Author: Steven Brust
Series: Vlad Taltos #3
Rating: 3.5/5 stars
The Overview: The third to be published, this is actually the fifth entry in the timeline of the VLAD TALTOS books, and it represents a darker, more serious turn in the series. Vladimir Taltos is a short-lived, short-statured Easterner (what we would call a human) in a world mostly populated by the long-lived, extremely tall Dragaerans. He is also an assassin and petty crimelord. His lifestyle and career require some difficult moral choices. When his wife Cawti joins an uprising of Easterners and peasant Dragaerans (the Teckla of the title), it causes a severe strain in their marriage, and Vlad begins to question those choices. -Goodreads
This is one of the few series where I spend most of my time enjoying rather than analyzing. It’s complex enough to keep my interest (with random splashes of sarcasm that usually make me laugh), but easy-flowing enough that I can sit back and relax into it.

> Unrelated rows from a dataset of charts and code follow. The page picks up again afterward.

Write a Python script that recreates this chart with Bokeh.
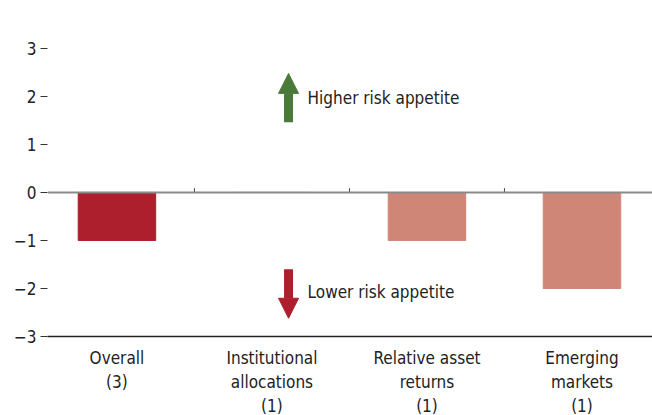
from bokeh.plotting import figure
from bokeh.models import (ColumnDataSource, Range1d, FixedTicker, Span, Arrow,
                          NormalHead, Label)
from bokeh.embed import file_html
from bokeh.resources import INLINE

FONT = "DejaVu Sans Condensed, Liberation Sans, sans-serif"

categories = ["Overall\n(3)", "Institutional\nallocations\n(1)",
              "Relative asset\nreturns\n(1)", "Emerging\nmarkets\n(1)"]
values = [-1, 0, -1, -2]
bar_colors = ["#AE1F2E", "#CF8677", "#CF8677", "#CF8677"]
y_ticks = [-3, -2, -1, 0, 1, 2, 3]
y_tick_labels = ["\u22123", "\u22122", "\u22121", "0", "1", "2", "3"]
higher_text = "Higher risk appetite"
lower_text = "Lower risk appetite"

n = len(categories)
xs = [i + 0.5 for i in range(n)]

src = ColumnDataSource(dict(x=xs, top=[0] * n, bottom=values, color=bar_colors))

p = figure(frame_width=605, frame_height=326, output_backend="svg", toolbar_location=None,
           x_range=Range1d(0.052, 3.955), y_range=Range1d(-3, 3.79),
           min_border_left=47, min_border_right=0, min_border_top=10,
           min_border_bottom=10)
p.outline_line_color = None
p.grid.visible = False
p.background_fill_color = "white"

p.vbar(x="x", top="top", bottom="bottom", width=0.5, color="color", source=src)

# zero line
p.add_layout(Span(location=0, dimension="width", line_color="#8a8a8a", line_width=2))
# small separator ticks on zero line
sep = list(range(1, n))
p.segment(x0=sep, x1=sep, y0=[0] * len(sep), y1=[0.09] * len(sep),
          line_color="#444444", line_width=1)

# y axis
ya = p.yaxis[0]
ya.ticker = FixedTicker(ticks=y_ticks)
ya.major_label_overrides = {t: l for t, l in zip(y_ticks, y_tick_labels)}
ya.axis_line_color = None
ya.major_tick_in = 0
ya.major_tick_out = 7
ya.major_tick_line_color = "#333333"
ya.minor_tick_line_color = None
ya.major_label_standoff = 4
ya.major_label_text_font = FONT
ya.major_label_text_font_size = "17px"
ya.major_label_text_color = "#222222"

# x axis
xa = p.xaxis[0]
xa.ticker = FixedTicker(ticks=xs)
xa.major_label_overrides = {x: c for x, c in zip(xs, categories)}
xa.axis_line_color = "#222222"
xa.axis_line_width = 1.5
xa.major_tick_line_color = None
xa.minor_tick_line_color = None
xa.major_label_standoff = 5
xa.major_label_text_font = FONT
xa.major_label_text_font_size = "17px"
xa.major_label_text_color = "#222222"
xa.major_label_text_line_height = 1.2

# arrows
p.add_layout(Arrow(end=NormalHead(size=20, fill_color="#4A7A3A", line_color="#4A7A3A"),
                   x_start=1.607, y_start=1.46, x_end=1.607, y_end=2.48,
                   line_color="#4A7A3A", line_width=9))
p.add_layout(Arrow(end=NormalHead(size=20, fill_color="#AE1F2E", line_color="#AE1F2E"),
                   x_start=1.607, y_start=-1.6, x_end=1.607, y_end=-2.62,
                   line_color="#AE1F2E", line_width=9))
p.add_layout(Label(x=1.73, y=1.96, text=higher_text, text_font=FONT,
                   text_font_size="17px", text_color="#222222", text_baseline="middle"))
p.add_layout(Label(x=1.73, y=-2.08, text=lower_text, text_font=FONT,
                   text_font_size="17px", text_color="#222222", text_baseline="middle"))

open("out.html", "w").write(file_html(p, INLINE))
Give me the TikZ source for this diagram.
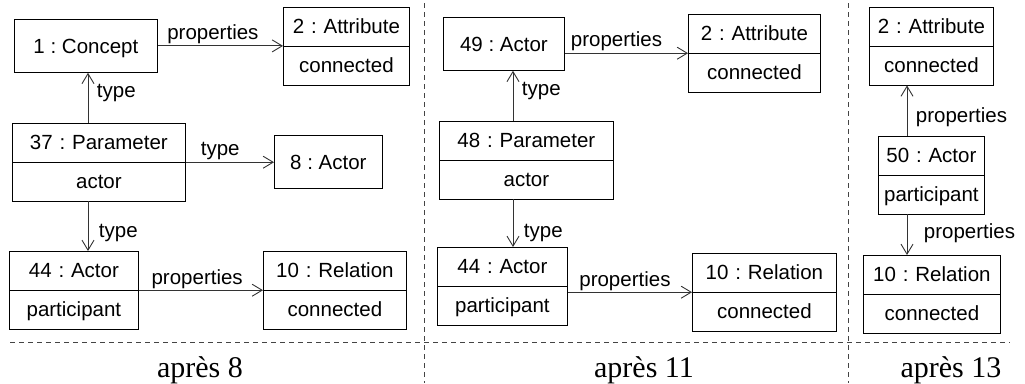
\documentclass[tikz,border=0pt]{standalone}
\usepackage{fontspec}
\setmainfont{Liberation Serif}
\newfontfamily\boxsans{Liberation Sans}
\usetikzlibrary{arrows.meta,calc,shapes.multipart}
\definecolor{ink}{HTML}{000000}
\definecolor{linkgray}{HTML}{333333}
\definecolor{sepgray}{HTML}{444444}
\frenchspacing
\newcommand\boxfont{\boxsans\fontsize{20.5}{24}\selectfont}
\newcommand\capfont{\fontsize{30}{34}\selectfont}
\newcommand\boxstrut{\rule[-4.5pt]{0pt}{23.3pt}}
\tikzset{
  objbox/.style={draw=ink,line width=0.8pt,minimum height=53pt,inner sep=0pt,align=center,font=\boxfont},
  objsplit/.style={draw=ink,line width=0.8pt,rectangle split,rectangle split parts=2,inner xsep=0pt,inner ysep=7.35pt,align=center,font=\boxfont},
  linkarr/.style={-{Straight Barb[length=10pt,width=12pt]},line width=0.9pt,color=linkgray},
  linklbl/.style={font=\boxfont,inner sep=1.5pt,text=ink},
  sepline/.style={color=sepgray,line width=0.8pt,dash pattern=on 5pt off 4pt},
  capt/.style={font=\capfont,anchor=base,inner sep=0pt}
}
\begin{document}
\begin{tikzpicture}[x=1pt,y=-1pt]
  \useasboundingbox (0,0) rectangle (1025,383);
  % apres 8
  \node[objbox,minimum width=143pt,anchor=north west] (c1) at (14,19) {\boxstrut 1 : Concept};
  \node[objsplit,text width=126pt,anchor=north west] (at2) at (283,7) {\boxstrut 2 : Attribute\nodepart{two}\boxstrut connected};
  \node[objsplit,text width=173pt,anchor=north west] (p37) at (12,123) {\boxstrut 37 : Parameter\nodepart{two}\boxstrut actor};
  \node[objbox,minimum width=108pt,anchor=north west] (a8) at (274,135) {\boxstrut 8 : Actor};
  \node[objsplit,text width=129pt,anchor=north west] (a44) at (9,251) {\boxstrut 44 : Actor\nodepart{two}\boxstrut participant};
  \node[objsplit,text width=143pt,anchor=north west] (r10) at (263,251) {\boxstrut 10 : Relation\nodepart{two}\boxstrut connected};
  \draw[linkarr] (c1.east) -- node[linklbl,above,pos=.44] {properties} (c1.east -| at2.west);
  \draw[linkarr] ($(p37.north west)+(76,0)$) -- node[linklbl,right,pos=.6,xshift=7pt] {type} ($(c1.south west)+(74,0)$);
  \draw[linkarr] (p37.text split east) -- node[linklbl,above,pos=.39] {type} (p37.text split east -| a8.west);
  \draw[linkarr] ($(p37.south west)+(76,0)$) -- node[linklbl,right,pos=.64,xshift=9pt] {type} ($(a44.north west)+(79,0)$);
  \draw[linkarr] (a44.text split east) -- node[linklbl,above,pos=.47] {properties} (r10.text split west);
  % apres 11
  \node[objbox,minimum width=121pt,anchor=north west] (a49) at (443,17) {\boxstrut 49 : Actor};
  \node[objsplit,text width=132pt,anchor=north west] (at2b) at (688,14) {\boxstrut 2 : Attribute\nodepart{two}\boxstrut connected};
  \node[objsplit,text width=174pt,anchor=north west] (p48) at (439,121) {\boxstrut 48 : Parameter\nodepart{two}\boxstrut actor};
  \node[objsplit,text width=130pt,anchor=north west] (a44b) at (437,247) {\boxstrut 44 : Actor\nodepart{two}\boxstrut participant};
  \node[objsplit,text width=144pt,anchor=north west] (r10b) at (692,253) {\boxstrut 10 : Relation\nodepart{two}\boxstrut connected};
  \draw[linkarr] (a49.east |- at2b.text split west) -- node[linklbl,above,pos=.42] {properties} (at2b.text split west);
  \draw[linkarr] ($(p48.north west)+(74,0)$) -- node[linklbl,right,pos=.6,xshift=7pt] {type} ($(a49.south west)+(70,0)$);
  \draw[linkarr] ($(p48.south west)+(74,0)$) -- node[linklbl,right,pos=.7,xshift=9pt] {type} ($(a44b.north west)+(76,0)$);
  \draw[linkarr] (a44b.east |- r10b.text split west) -- node[linklbl,above,pos=.46] {properties} (r10b.text split west);
  % apres 13
  \node[objsplit,text width=124pt,anchor=north west] (at2c) at (869,7) {\boxstrut 2 : Attribute\nodepart{two}\boxstrut connected};
  \node[objsplit,text width=106pt,anchor=north west] (a50) at (878,136) {\boxstrut 50 : Actor\nodepart{two}\boxstrut participant};
  \node[objsplit,text width=137pt,anchor=north west] (r10c) at (863,255) {\boxstrut 10 : Relation\nodepart{two}\boxstrut connected};
  \draw[linkarr] ($(a50.north west)+(29,0)$) -- node[linklbl,right,pos=.37,xshift=7pt] {properties} ($(at2c.south west)+(38,0)$);
  \draw[linkarr] ($(a50.south west)+(29,0)$) -- node[linklbl,right,pos=.47,xshift=15pt] {properties} ($(r10c.north west)+(44,0)$);
  % separators and captions
  \draw[sepline] (10,342) -- (1010,342);
  \draw[sepline] (424,3) -- (424,383);
  \draw[sepline] (848,3) -- (848,383);
  \node[capt] (cap8) at (200,377) {après 8};
  \node[capt] (cap11) at (644,377) {après 11};
  \node[capt] (cap13) at (951,377) {après 13};
\end{tikzpicture}
\end{document}
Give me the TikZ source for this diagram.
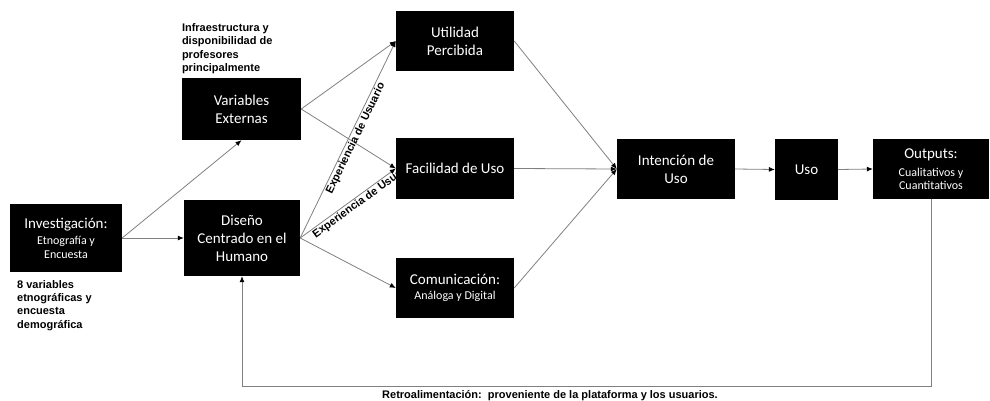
\documentclass[tikz,border=0pt]{standalone}
\usepackage{fontspec}
\setmainfont{Carlito}
\newfontfamily\arial{Liberation Sans}
\usetikzlibrary{arrows.meta}
\pgfdeclarelayer{fondo}
\pgfsetlayers{fondo,main}
\tikzset{
  caja/.style={fill=black, draw=none, text=white, align=center, inner sep=2pt,
    font=\fontsize{15}{18}\selectfont},
  flecha/.style={draw=gray, line width=0.8pt, -{Latex[length=6pt,width=5pt,black]}},
  nota/.style={font=\arial\bfseries\fontsize{11}{13.3}\selectfont, align=left, inner sep=0pt},
  expe/.style={font=\arial\bfseries\fontsize{11}{13}\selectfont, sloped, below, inner sep=1pt}
}
\newcommand{\caja}[6]{
  \node[caja, minimum width=#4, minimum height=#5] (#1) at (#2,#3) {#6};
}
\newcommand{\flecha}[2]{
  \draw[flecha] (#1)--(#2);
}
\newcommand{\chico}{\fontsize{12}{14}\selectfont}
\begin{document}
\begin{tikzpicture}[x=1pt, y=-1pt]

  \useasboundingbox (0,0) rectangle (990,401);

  % Cajas
  % =====

  \caja{inv}{66}{238}{112}{68}{Investigación:\\[-2pt]{\chico Etnografía y}\\[-4pt]{\chico Encuesta}};
  \caja{var}{241.5}{109}{119}{62}{Variables\\Externas};
  \caja{dis}{242}{238}{116}{76}{Diseño\\Centrado en el\\Humano};
  \caja{uti}{455}{41}{118}{60}{Utilidad\\Percibida};
  \caja{fac}{455}{168.5}{118}{61}{Facilidad de Uso};
  \caja{com}{455}{288}{118}{60}{Comunicación:\\[-3pt]{\chico Análoga y Digital}};
  \caja{int}{676}{169}{118}{60}{Intención de\\Uso};
  \caja{uso}{806.5}{169.5}{63}{61}{Uso};
  \caja{out}{931}{169}{116}{60}{Outputs:\\[0pt]{\chico Cualitativos y}\\[-5pt]{\chico Cuantitativos}};

  % Notas
  % =====

  \node[nota, anchor=south west] (infra) at ([yshift=4pt]var.north west)
  {Infraestructura y\\disponibilidad de\\profesores\\principalmente};
  \node[nota, anchor=north west] (etno) at (17,280)
  {8 variables\\etnográficas y\\encuesta\\demográfica};
  \node[nota, anchor=base] (retro) at (550,398)
  {Retroalimentación:\ \ proveniente de la plataforma y los usuarios.};

  % Flechas
  % =======

  \begin{pgfonlayer}{fondo}
    \flecha{inv.east}{var.south};
    \flecha{inv.east}{dis.west};

    \flecha{var.east}{uti.west};
    \flecha{var.east}{fac.west};

    \draw[flecha] (dis.east)--(uti.west)
    node[expe, pos=0.52]{Experiencia de Usuario};
    \draw[flecha] (dis.east)--(fac.west)
    node[expe, pos=0.62]{Experiencia de Usuario};
    \flecha{dis.east}{com.west};

    \flecha{uti.east}{int.west};
    \flecha{fac.east}{int.west};
    \flecha{com.east}{int.west};

    \flecha{int.east}{uso.west};
    \flecha{uso.east}{out.west};

    % Retroalimentacion
    % *****************
    \coordinate (abajo) at (0,386.5);
    \draw[flecha] (out.south)--(out.south |- abajo) -| (dis.south);
  \end{pgfonlayer}

\end{tikzpicture}
\end{document}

Nothing about this series is typical. Of the three I’ve read, so far Teckla was the least unconventional, but still boasted 100% world immersion. The author never explains anything, choosing instead to throw you into the deep end. It works though, because I pick up many intricacies of the world without having to be expressly told a thing. A good comparison is the principle behind the Rosetta Stone language program (where you learn the language organically as if it’s the only one you’ve heard). Brust’s storytelling works a lot alike that, which is why I feel so immersed with these books. Each novel seems to focus on a different culture/race, and as I read and recognize their names as titles of future books, making me all the more eager to get to those and find out more.
Overall, I’m in for the long haul of this series. They’re perfect palate cleansers between other novels and I appreciate what seems to me like a true merging of genres (with fantasy being the most prominent).
Recommendations: I’d hand this series to someone relatively well-read in the fantasy genre with emphasis on its originality. And humor.